Individual Retirement Accounts (IRAs) are wonderful tax and estate planning tools, but their Required Minimum Distribution (RMD) rules are onerous.
It is often said that the only two certainties in life are death and taxes. The IRS takes that truism to heart by first obligating you to calculate when you are likely to die and then making you pay taxes accordingly. RMDs are required on all traditional IRAs in and after the year the owner turns 70 1/2 years old. For inherited IRA accounts, RMDs are also obligatory in the year after the previous owner’s death.
A new RMD value must be calculated every year. In its simplest form, this year’s RMD is based on the value of the IRA at the end of last year and the life expectancy of the owner. However, figuring out the RMD of inherited IRAs is significantly more complex. The bereaved must face the loss of the grantor again every year, noting how many years it has been, how likely they themselves are to die, and how much of the inheritance remains in the account. It is a cruel rule.
All of this work is just so the government can grab its tax money early. It is counterproductive for everyone involved.
I was recently posed the following situation:
Help! I just inherited 50% of my father’s SEP and Contributory IRAs. My share is worth $500K. He had a nondeductible basis reported on his last return of around $72K. What does that mean for me? Can I inherit some of the basis as well?

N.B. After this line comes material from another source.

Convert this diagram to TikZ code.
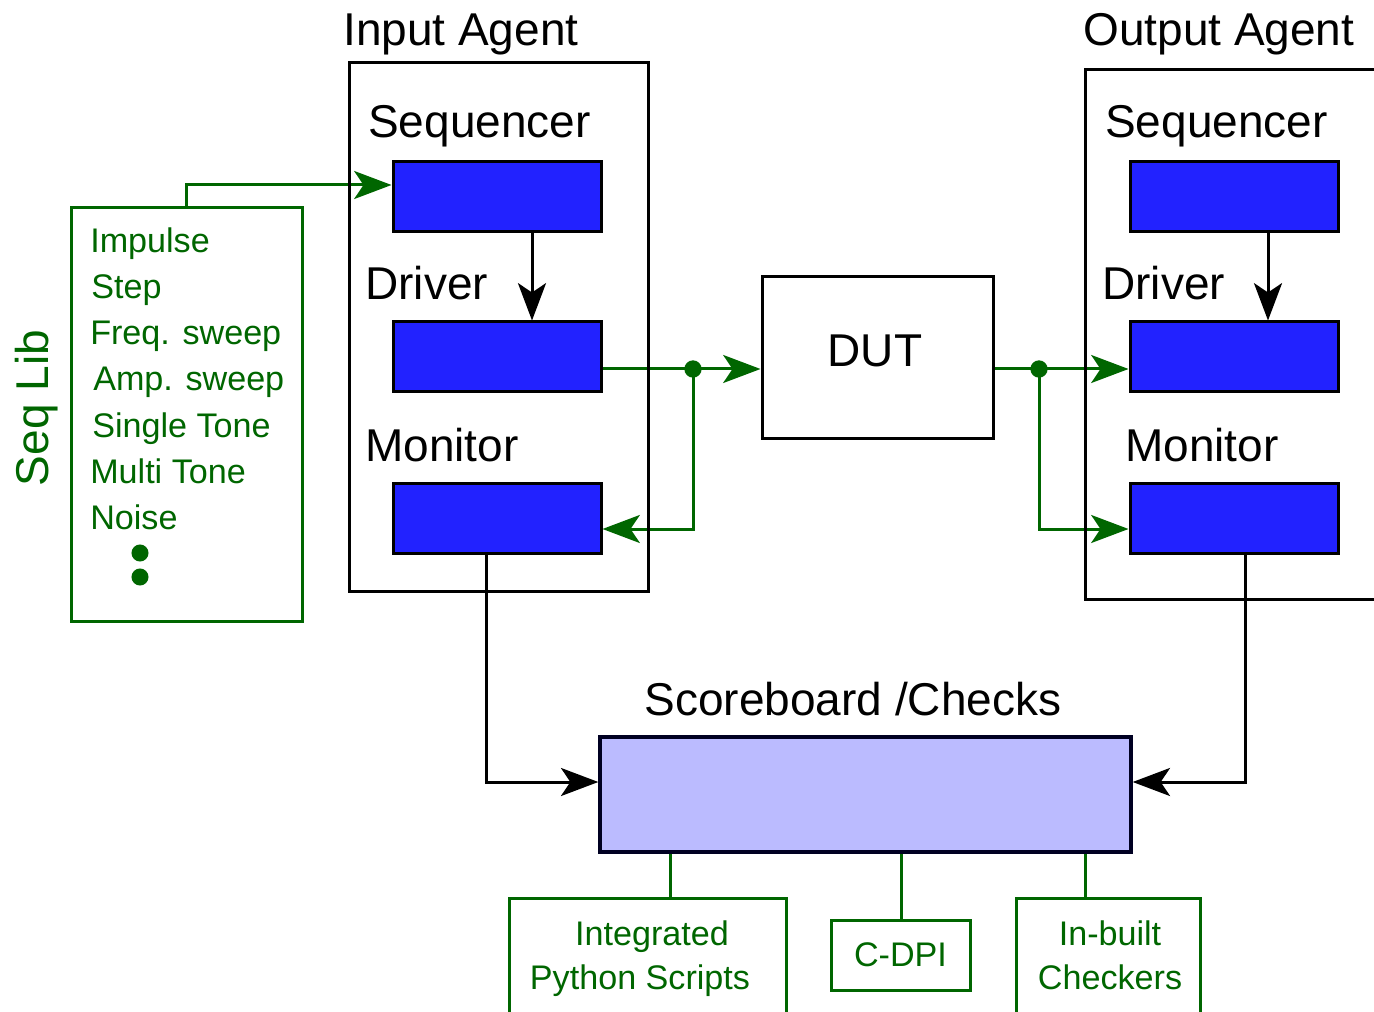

This is a great question. On this topic, IRS Publication 590-B says:
IRA with basis.
If you inherit a traditional IRA from a person who had a basis in the IRA because of nondeductible contributions, that basis remains with the IRA. Unless you are the decedent’s spouse and choose to treat the IRA as your own, you can’t combine this basis with any basis you have in your own traditional IRA(s) or any basis in traditional IRA(s) you inherited from other decedents. If you take distributions from both an inherited IRA and your IRA, and each has basis, you must complete separate Forms 8606 to determine the taxable and nontaxable portions of those distributions.
The first part about a spouse is referring to the special spousal rollover inheritance option. When a spouse inherits retirement account assets, they have the right to do what is called a “Spousal Rollover” or “Spousal Transfer.” This is simply a transfer of ownership of the assets from the decedent to the spouse either via a rollover to a new account (the cleanest accounting) or by just treating the decedent’s IRA as though it were your own.
If you do the spousal rollover, that means you never need to take inherited RMDs but instead treat the assets as though they were your own, taking RMDs from the account per usual when you are over 70 1/2. It also means that these new assets from your deceased spouse commingle into your own IRA assets, combining both of your nondeductible basis together as well.
This is worth noting but not relevant to the reader’s question.
The second part of the IRS publication is applicable to all other heirs and relevant to the reader’s question. The IRS requires heirs to track the basis of each particular inherited IRA separately on its own Form 8606.
Although the IRS is not explicit on this, I would guess that the amount of basis that you inherit should be prorated based on the amount of the IRA assets you inherit. So, if you are inheriting 50% of the assets, then you would inherit 50% of the nondeductible basis.
As was the case for your father when he was alive, the nondeductible basis is shared by and spans across all IRA types. That means that if he had a third IRA on which you are not an heir, that IRA would also have a portion of the nondeductible basis. This would lower the percentage you inherit from a straight 50% down to only the pro-rated amount of the total IRA balance which you are inheriting.
Also, if any IRA is tapped for estate taxes, funeral expenses, charitable donations, or any other distribution before division for inheritance, then coffee-and-cream rules would mean that those distributions include some portion of the nondeductible basis as well, further reducing the amount leftover for inheritance.
If in addition to these inherited IRAs you personally need to file Form 8606 whether from Roth conversions or nondeductible contributions, then you may find that the tax program you use to file can no longer support your return’s complexity. You may need to paper file so that you can add in another Form 8606 or use a tax preparer to ensure that the basis is tracked. You will need to file a Form 8606 each year you have a nondeductible basis in order to keep it.
Tracking the nondeductible basis is very valuable. As RMDs are gradually taken from the inherited IRA, tracking the nondeductible basis will enable a portion to continue to avoid taxation.